The dissonance, as Gaby Del Valle observed for Vox in 2018, is reflective of a sinister yet vague disdain for working-class people: “It doesn’t matter where the clothing was purchased or how much the house cost; what matters is whether someone looks ‘poor,’” Del Valle wrote. “The underlying message here is that if working people own anything beyond the bare minimum, then they’re not really struggling.”

This sort of partisan fury online seems misdirected toward politicians like Ocasio-Cortez, especially when many of her colleagues own second homes or are millionaires themselves: Loeffler, the former Georgia senator, was investigated by the Justice Department for potential insider trading after she sold millions of dollars in stocks following a private briefing on the coronavirus in January 2020.

As new members of Congress — especially those who might not have traditional political experience — garner media coverage, Chen expects topics such as housing affordability and financial security to arise more frequently. In November, Bush, then a representative-elect, declared on Twitter that “the reality of being a regular person going to Congress” is expensive, particularly when it comes to assembling an appropriate business wardrobe. Other members of Congress jumped in to recommend clothing rental sites or thrifting hacks, practical solutions to a very real problem.

Ocasio-Cortez similarly expressed that her transition period was “very unusual” because she had to live without a salary for three months before she was sworn in. In 2018, she told the New York Times she was concerned about how to get an apartment, saying, “Those little things are very real.”

“Working people absolutely think about housing security or whether they can reinvent their wardrobe to start a new job,” Chen told me. “It’s a useful reminder when it comes to the role class plays, since these are things middle- to upper-class people don’t usually think about.”

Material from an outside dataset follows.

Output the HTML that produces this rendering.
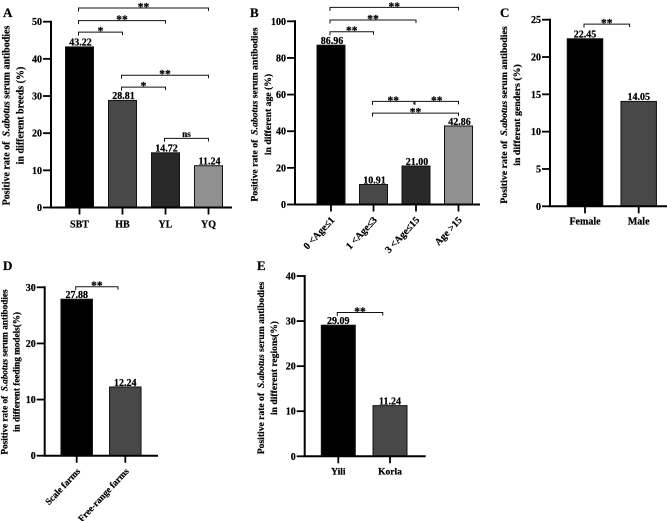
<!DOCTYPE html>
<html>
<head>
<meta charset="utf-8">
<style>
html,body{margin:0;padding:0;background:#fff;width:667px;height:521px;overflow:hidden}
svg{display:block}
text{font-family:"Liberation Serif",serif;font-weight:bold;fill:#000;stroke:#000;stroke-width:0.22px}
</style>
</head>
<body>
<svg id="figure" xmlns="http://www.w3.org/2000/svg" width="667" height="521" viewBox="0 0 667 521"></svg>
<script>
// Panel A
const categoriesA = ['SBT', 'HB', 'YL', 'YQ'];
const valuesA = [43.22, 28.81, 14.72, 11.24];
const labelsA = ['43.22', '28.81', '14.72', '11.24'];
const ticksA = [0, 10, 20, 30, 40, 50];
const bracketFromA = [0, 0, 0, 1, 1, 2];
const bracketToA = [3, 2, 1, 3, 2, 3];
const bracketLevelA = [53.7, 50.3, 47.2, 35.6, 32.4, 18.6];
const bracketTextA = ['**', '**', '*', '**', '*', 'ns'];
// Panel B
const categoriesB = ['0 <Age≤1', '1 <Age≤3', '3 <Age≤15', 'Age >15'];
const valuesB = [86.96, 10.91, 21.00, 42.86];
const labelsB = ['86.96', '10.91', '21.00', '42.86'];
const ticksB = [0, 20, 40, 60, 80, 100];
const bracketFromB = [0, 0, 0, 1, 2, 1];
const bracketToB = [3, 2, 1, 1.95, 3, 3];
const bracketLevelB = [107.6, 100.7, 94.3, 56.3, 56.3, 49.9];
const bracketTextB = ['**', '**', '**', '**', '**', '**'];
// Panel C
const categoriesC = ['Female', 'Male'];
const valuesC = [22.45, 14.05];
const labelsC = ['22.45', '14.05'];
const ticksC = [0, 5, 10, 15, 20, 25];
const bracketFromC = [0];
const bracketToC = [0.83];
const bracketLevelC = [24.4];
const bracketTextC = ['**'];
// Panel D
const categoriesD = ['Scale farms', 'Free-range farms'];
const valuesD = [27.88, 12.24];
const labelsD = ['27.88', '12.24'];
const ticksD = [0, 10, 20, 30];
const bracketFromD = [0];
const bracketToD = [0.85];
const bracketLevelD = [30.1];
const bracketTextD = ['**'];
// Panel E
const categoriesE = ['Yili', 'Korla'];
const valuesE = [29.09, 11.24];
const labelsE = ['29.09', '11.24'];
const ticksE = [0, 10, 20, 30, 40];
const bracketFromE = [0];
const bracketToE = [0.86];
const bracketLevelE = [31.9];
const bracketTextE = ['**'];

const NS = 'http://www.w3.org/2000/svg';
const root = document.getElementById('figure');
const fills = ['#000000', '#484848', '#292929', '#909090'];

function mk(parent, tag, attrs, txt) {
  const el = document.createElementNS(NS, tag);
  for (const k in attrs) el.setAttribute(k, attrs[k]);
  if (txt !== undefined) el.textContent = txt;
  parent.appendChild(el);
  return el;
}

function panel(cfg) {
  const g = mk(root, 'g', {});
  
  
  const yMax = cfg.ticks[cfg.ticks.length - 1];
  const y = v => cfg.y0 - (v / yMax) * (cfg.y0 - cfg.yTop);
  const x = i => cfg.c0 + i * cfg.step;

  const letter = mk(g, 'text', {x: cfg.lx, y: cfg.ly, 'font-size': 13}, cfg.id);
  
  

  cfg.values.forEach((v, i) => {
    const bar = mk(g, 'rect', {
      x: x(i) - cfg.bw / 2, y: y(v), width: cfg.bw, height: cfg.y0 - y(v),
      fill: fills[i], stroke: '#111', 'stroke-width': 1
    });
    
    
    const vl = mk(g, 'text', {x: x(i) + cfg.vdx, y: y(v) - 1.2, 'font-size': 10, 'text-anchor': 'middle'}, cfg.labels[i]);
    
    
    const t = mk(g, 'line', {x1: x(i), x2: x(i), y1: cfg.y0, y2: cfg.y0 + 7, stroke: '#000', 'stroke-width': 1.8});
    
    
    let lab;
    if (cfg.rotate) {
      const lx = x(i) + 4, ly = cfg.y0 + 16;
      lab = mk(g, 'text', {x: lx, y: ly, 'font-size': cfg.catSize, 'text-anchor': 'end', transform: 'rotate(-47 ' + lx + ' ' + ly + ')'}, cfg.categories[i]);
    } else {
      lab = mk(g, 'text', {x: x(i), y: cfg.y0 + cfg.catDy, 'font-size': cfg.catSize, 'text-anchor': 'middle'}, cfg.categories[i]);
    }
    
    
  });

  const xa = mk(g, 'line', {x1: cfg.ax - 1, x2: cfg.xEnd, y1: cfg.y0, y2: cfg.y0, stroke: '#000', 'stroke-width': 2});
  
  
  const ya = mk(g, 'line', {x1: cfg.ax, x2: cfg.ax, y1: cfg.yTop - 1, y2: cfg.y0, stroke: '#000', 'stroke-width': 2});
  
  

  cfg.ticks.forEach(v => {
    const t = mk(g, 'line', {x1: cfg.ax - 8, x2: cfg.ax, y1: y(v), y2: y(v), stroke: '#000', 'stroke-width': 1.8});
    
    
    const l = mk(g, 'text', {x: cfg.ax - 9, y: y(v) + 3.5, 'font-size': 10, 'text-anchor': 'end'}, String(v));
    
    
  });

  cfg.bFrom.forEach((f, i) => {
    const yb = y(cfg.bLevel[i]);
    const x1 = x(f) - 1, x2 = x(cfg.bTo[i]);
    const p = mk(g, 'path', {
      d: 'M' + x1 + ' ' + (yb + 3.5) + 'V' + yb + 'H' + x2 + 'V' + (yb + 3),
      fill: 'none', stroke: '#111', 'stroke-width': 1
    });
    
    
    const s = cfg.bText[i];
    const st = mk(g, 'text', {
      x: (x1 + x2) / 2, y: yb + (s === 'ns' ? -1.5 : 2.5), 'font-size': s === 'ns' ? 9 : 11.5, 'text-anchor': 'middle'
    }, s);
    
    
  });

  const tg = mk(g, 'text', {
    transform: 'translate(' + cfg.tx + ' ' + cfg.tcy + ') rotate(-90)',
    'font-size': cfg.titleSize, 'text-anchor': 'middle'
  });
  
  
  mk(tg, 'tspan', {x: 0, y: 0}, 'Positive rate of\u00a0\u00a0');
  mk(tg, 'tspan', {'font-style': 'italic'}, 'S.abotus');
  mk(tg, 'tspan', {}, ' serum antibodies');
  mk(tg, 'tspan', {x: 0, dy: cfg.titleLead}, cfg.title2);
}

panel({id: 'A', lx: 3, ly: 17, categories: categoriesA, values: valuesA, labels: labelsA, ticks: ticksA,
  y0: 207.5, yTop: 21.7, ax: 51, xEnd: 232, c0: 79.5, step: 43, bw: 28, vdx: 1, catSize: 10, catDy: 20,
  bFrom: bracketFromA, bTo: bracketToA, bLevel: bracketLevelA, bText: bracketTextA,
  tx: 9.5, tcy: 115.5, titleSize: 10, titleLead: 14, title2: 'in different breeds (%)'});
panel({id: 'B', lx: 250, ly: 17, categories: categoriesB, values: valuesB, labels: labelsB, ticks: ticksB,
  y0: 204.5, yTop: 21.3, ax: 295, xEnd: 480, c0: 331, step: 42.5, bw: 28, vdx: 1, catSize: 10, rotate: true,
  bFrom: bracketFromB, bTo: bracketToB, bLevel: bracketLevelB, bText: bracketTextB,
  tx: 257.5, tcy: 114.5, titleSize: 9.7, titleLead: 13.5, title2: 'in different age (%)'});
panel({id: 'C', lx: 500, ly: 17, categories: categoriesC, values: valuesC, labels: labelsC, ticks: ticksC,
  y0: 206.3, yTop: 19.7, ax: 550, xEnd: 667, c0: 585, step: 53.7, bw: 35.5, vdx: 0, catSize: 10, catDy: 18,
  bFrom: bracketFromC, bTo: bracketToC, bLevel: bracketLevelC, bText: bracketTextC,
  tx: 507, tcy: 115, titleSize: 9.9, titleLead: 13, title2: 'in different genders (%)'});
panel({id: 'D', lx: 3, ly: 270, categories: categoriesD, values: valuesD, labels: labelsD, ticks: ticksD,
  y0: 455.7, yTop: 287.3, ax: 44.7, xEnd: 158, c0: 76.7, step: 48.6, bw: 31.5, vdx: 0, catSize: 9.3, rotate: true,
  bFrom: bracketFromD, bTo: bracketToD, bLevel: bracketLevelD, bText: bracketTextD,
  tx: 7.3, tcy: 372, titleSize: 9.2, titleLead: 12, title2: 'in different feeding models(%)'});
panel({id: 'E', lx: 257, ly: 270, categories: categoriesE, values: valuesE, labels: labelsE, ticks: ticksE,
  y0: 456.3, yTop: 276, ax: 304.7, xEnd: 425.7, c0: 338.3, step: 51.7, bw: 34, vdx: 0, catSize: 9.5, catDy: 18,
  bFrom: bracketFromE, bTo: bracketToE, bLevel: bracketLevelE, bText: bracketTextE,
  tx: 264, tcy: 368, titleSize: 9.6, titleLead: 13, title2: 'in different regions(%)'});
</script>
</body>
</html>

The media attention that surrounds the material uncertainty of a handful of representatives might seem excessive, but the lack of such concerns — at least those surfaced by first-time politicians — is perhaps a clearer indication of their wealth and comfort, and it feeds into our expectations of their class status. But as more “regular people” run campaigns and win elections, these very real issues become part of a politician’s story and, to a larger extent, their platform.

“We haven’t changed anything about the way that we fund our elected officials,” Chen said. “It’s the change in media coverage, candidate recruitment, and awareness of what it means to transition into this new lifestyle.”